En 1918, vieron la luz dos obras particularmente significativas de Ingenieros, ambas ajenas a sus preocupaciones fundamentales, o al menos, a sus preocupaciones científicas y profesionales. Una, las Proposiciones relativas al porvenir de la filosofía; otra, La evolución de las ideas argentinas. Ese mismo año Ingenieros prestó su adhesión al movimiento de la Reforma Universitaria que había estallado en Córdoba y pronunció su famosa conferencia del Teatro Nuevo en la que señaló la significación histórica de la Revolución Rusa. En plena madurez, Ingenieros definía inequívocamente su irrenunciable autenticidad y su vocación disconformista.

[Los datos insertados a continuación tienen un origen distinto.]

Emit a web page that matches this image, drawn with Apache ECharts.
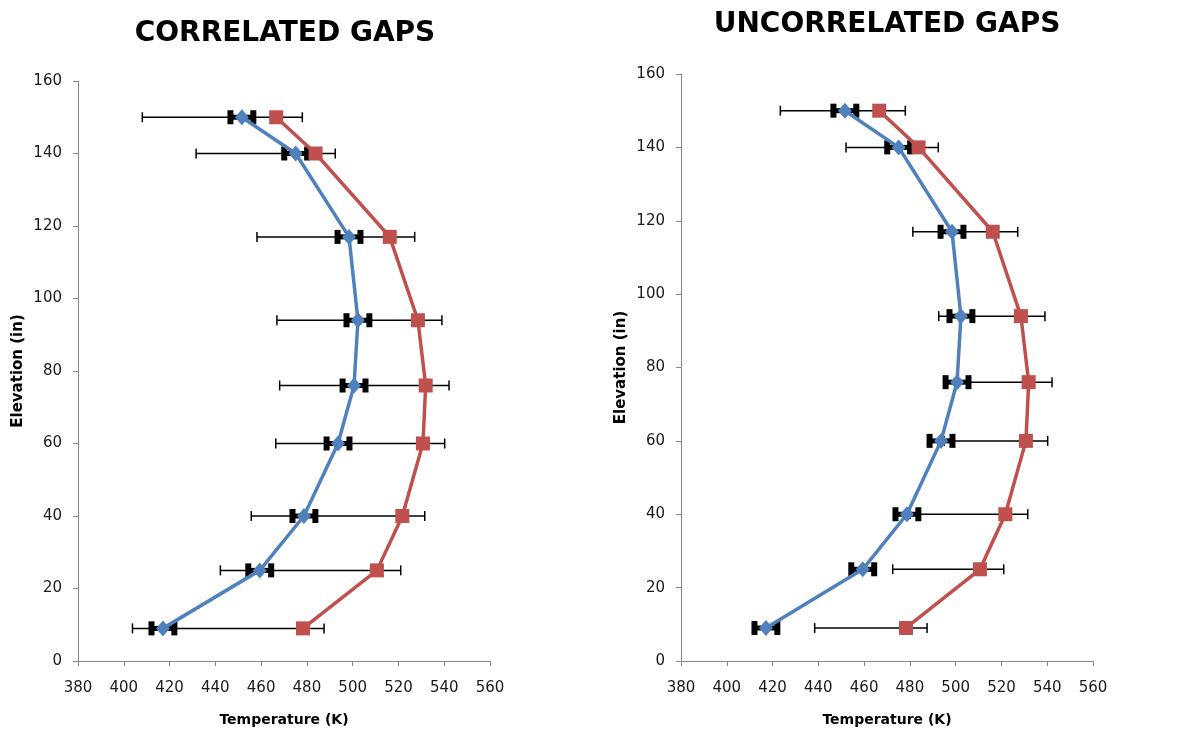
<!DOCTYPE html>
<html lang="en">
<head>
    <meta charset="UTF-8">
    <title>Correlated / Uncorrelated gaps</title>
    <style>
        html, body { margin: 0; padding: 0; background: #fff; }
        #main { width: 1179px; height: 733px; }
    </style>
</head>
<body>
<div id="main"></div>
<script src="https://cdn.jsdelivr.net/npm/echarts@6/dist/echarts.min.js"></script>
<script type="text/javascript">
    // elevation of each measuring point (in)
    var elevation = [150, 140, 117, 94, 76, 60, 40, 25, 9];
    // temperatures (K)
    var blueTemp = [451.6, 475.1, 498.4, 502.3, 500.6, 493.6, 478.7, 459.4, 417.1];
    var redTemp = [466.6, 483.8, 516.2, 528.5, 531.9, 530.7, 521.7, 510.6, 478.3];
    // thick error bars on the blue series (+/- K)
    var blueErr = [5, 5, 5, 5, 5, 5, 5, 5, 5];
    // thin error bars on the red series: low end differs per chart, high end shared
    var corrLow = [408.1, 431.6, 458.2, 466.9, 468.1, 466.4, 455.7, 442.2, 403.8];
    var uncorrLow = [423.4, 452.1, 481.3, 492.6, 500, 495, 480, 472.5, 438.4];
    var errHigh = [478, 492.4, 527.1, 539, 542.1, 540.2, 531.5, 521, 487.5];
    var xTicks = [380, 560, 20];
    var yTicks = [0, 160, 20];

    var BLUE = '#4F81BD', RED = '#C0504D';

    function pairs(xs) {
        return xs.map(function (x, i) { return [x, elevation[i]]; });
    }
    function ranges(lo, hi) {
        return lo.map(function (l, i) { return [l, hi[i], elevation[i]]; });
    }
    function blueRanges() {
        return blueTemp.map(function (t, i) { return [t - blueErr[i], t + blueErr[i], elevation[i]]; });
    }

    // draws a horizontal error bar with end caps
    function errorBar(lineW, capW, capH) {
        return function (params, api) {
            var y = api.value(2);
            var a = api.coord([api.value(0), y]);
            var b = api.coord([api.value(1), y]);
            var st = { stroke: '#000', lineWidth: lineW };
            var cs = { stroke: '#000', lineWidth: capW };
            return {
                type: 'group',
                children: [
                    { type: 'line', shape: { x1: a[0], y1: a[1], x2: b[0], y2: b[1] }, style: st },
                    { type: 'line', shape: { x1: a[0], y1: a[1] - capH, x2: a[0], y2: a[1] + capH }, style: cs },
                    { type: 'line', shape: { x1: b[0], y1: b[1] - capH, x2: b[0], y2: b[1] + capH }, style: cs }
                ]
            };
        };
    }

    function xAxis(idx) {
        return {
            type: 'value', gridIndex: idx,
            min: xTicks[0], max: xTicks[1], interval: xTicks[2],
            name: 'Temperature (K)', nameLocation: 'middle', nameGap: 52,
            nameTextStyle: { fontFamily: 'DejaVu Sans', fontWeight: 'bold', fontSize: 14, color: '#000' },
            axisLine: { lineStyle: { color: '#868686' } },
            axisTick: { length: 5, lineStyle: { color: '#868686' } },
            splitLine: { show: false },
            axisLabel: { fontFamily: 'DejaVu Sans', fontSize: 15, color: '#1a1a1a', margin: 20 }
        };
    }
    function yAxis(idx) {
        return {
            type: 'value', gridIndex: idx,
            min: yTicks[0], max: yTicks[1], interval: yTicks[2],
            name: 'Elevation (in)', nameLocation: 'middle', nameGap: 52,
            nameTextStyle: { fontFamily: 'DejaVu Sans', fontWeight: 'bold', fontSize: 15, color: '#000' },
            axisLine: { show: true, lineStyle: { color: '#868686' } },
            axisTick: { show: true, length: 5, lineStyle: { color: '#868686' } },
            splitLine: { show: false },
            axisLabel: { fontFamily: 'DejaVu Sans', fontSize: 15, color: '#1a1a1a', margin: 16 }
        };
    }

    function seriesFor(idx, low) {
        return [
            {
                type: 'custom', xAxisIndex: idx, yAxisIndex: idx, z: 1,
                renderItem: errorBar(1.5, 1.5, 5),
                encode: { x: [0, 1], y: 2 },
                data: ranges(low, errHigh)
            },
            {
                type: 'custom', xAxisIndex: idx, yAxisIndex: idx, z: 1,
                renderItem: errorBar(5, 6, 7),
                encode: { x: [0, 1], y: 2 },
                data: blueRanges()
            },
            {
                type: 'line', xAxisIndex: idx, yAxisIndex: idx, z: 3,
                data: pairs(redTemp),
                symbol: 'rect', symbolSize: 14, showAllSymbol: true,
                itemStyle: { color: RED },
                lineStyle: { color: RED, width: 3.5 },
                animation: false
            },
            {
                type: 'line', xAxisIndex: idx, yAxisIndex: idx, z: 4,
                data: pairs(blueTemp),
                symbol: 'diamond', symbolSize: [14, 16], showAllSymbol: true,
                itemStyle: { color: BLUE },
                lineStyle: { color: BLUE, width: 3.5 },
                animation: false
            }
        ];
    }

    var myChart = echarts.init(document.getElementById('main'));
    var option = {
        backgroundColor: '#fff',
        animation: false,
        title: [
            {
                text: 'CORRELATED GAPS', left: 280, top: 15, textAlign: 'center',
                textStyle: { fontFamily: 'DejaVu Sans', fontWeight: 'bold', fontSize: 28, color: '#000' }
            },
            {
                text: 'UNCORRELATED GAPS', left: 882, top: 6, textAlign: 'center',
                textStyle: { fontFamily: 'DejaVu Sans', fontWeight: 'bold', fontSize: 28, color: '#000' }
            }
        ],
        grid: [
            { left: 78, top: 81, width: 412, height: 580 },
            { left: 681, top: 74, width: 412, height: 587 }
        ],
        xAxis: [xAxis(0), xAxis(1)],
        yAxis: [yAxis(0), yAxis(1)],
        series: seriesFor(0, corrLow).concat(seriesFor(1, uncorrLow))
    };
    myChart.setOption(option);
</script>
</body>
</html>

Espíritu formado en el rigor científico, quiso desbrozar el campo de la metafísica y establecer sus relaciones legítimas con la ciencia. Ninguna autoridad lo arredró y se atrevió a pensar con la libertad más absoluta sobre el contenido de una tradición filosófica más de dos veces milenaria. Tampoco lo arredraron los admitidos preconceptos que articulaban las interpretaciones corrientes de la historia argentina, y los enfrentó decididamente, primero en la Sociología argentina y luego en La evolución de las ideas argentinas. El fruto de su esfuerzo fue un nuevo y vigoroso planteo del proceso nacional, que dejó inconcluso, pero que aun así constituye un rico punto de partida para una comprensión bien encaminada de nuestro desarrollo histórico. Libre de compromisos, audaz en la expresión de sus más recónditas ideas, Ingenieros quiso ser auténtico en la verdad, desdeñando el cúmulo de las verdades convencionales y desafiando los peligros que entraña toda disidencia frontal.
“El autor ha escrito este libro —puntualizaba en la Advertencia de La evolución de las ideas argentinas— creyendo servir a los ideales que considera legítimos, sin ignorar que ello importa el sacrificio de algunas convicciones propias. Pocos hombres aman las verdades que perturban sus ideas o hieren sus intereses presentes; los libros que dicen alguna, sólo sirven a lectores jóvenes, no contaminados por la mentira o capaces todavía de repudiarla.” Y agregaba más adelante: “No desea presentarse como imparcial ante lectores que no lo son; en demasiadas páginas ha probado que pertenece al partido de los que buscan la verdad sin temor de encontrarla y de los que no envenenan las certidumbres grandes con dudas pequeñas”.
Auténtico y disconformista, José Ingenieros recorrió su destino entre la carcajada vital y la angustia metafísica. Nunca fue infiel a sí mismo, y tanto importa de él su obra como su vida. Porque una y otra fueron pensadas para dar cumplimiento a un principio moral del que nunca quiso apartarse. Una moral de pensador militante.